Houjun Liu

SU-CS242 DEC032024

array programing

“collection-oriented programming”—

  1. precise programs with bulk operations over the whole collection—the iteration structures/accesses are spelt out much more explicitly (i.e. not to use general structures like for loops as a crutch): iteration patterns are baked into the language
  2. performance: leaving the details of parallelism to your hardware

array programmings are easy to optimize

Lifting for loops is hard; but: \(\qty(\text{map } f) \cdot \qty(\text{map } g) = \text{map } \qty(f \cdot g)\).
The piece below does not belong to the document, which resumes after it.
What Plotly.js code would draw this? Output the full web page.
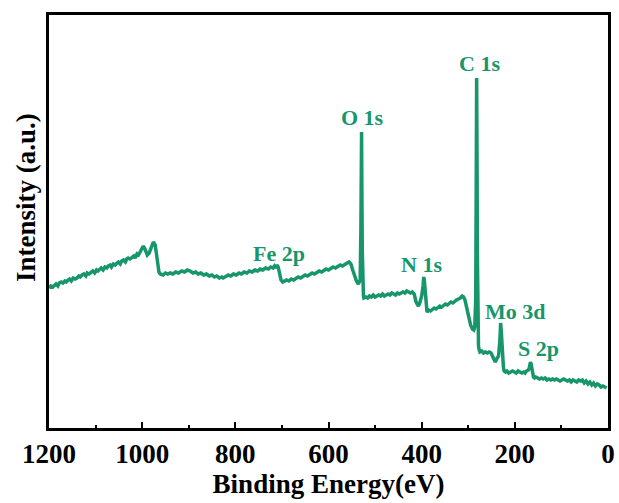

This is, notably, not true if your functions \(f\) and \(g\) are not pure (i.e. they have state or can throw exceptions); for instance, \(f\) crashes up front and \(g\) crashes in the end, then, the crashed error is different between the first and second method of evaluation.

numpy

broadcasting

suppose you had a operation \(A \text{ op } B\),and yet they have different dimensions, numpy perform something called “broadcasting”, which:

for each dimension \(1\);

  • if \(A\), \(B\) dimension \(u\) edge has the same size, be done
  • if one of \(A\) or \(B\) has size \(1\) in direction \(i\), replace the data in that dimension with the same size as each other
  • if both have the same size, and none of these is \(1\), then we throw an error.

sizing

Notice: slicing defines views (i.e. aliases) off subsets in the array

the slice shares storage with the full array

copying

copying occurs when boolean indexing happens, because Numpy has no way of telling what access order element follow

Takeaways

  • combinator calculus (i.e. map -y systems) are important for array/collection programming
    • …useful for parallel implementations
  • important for program generation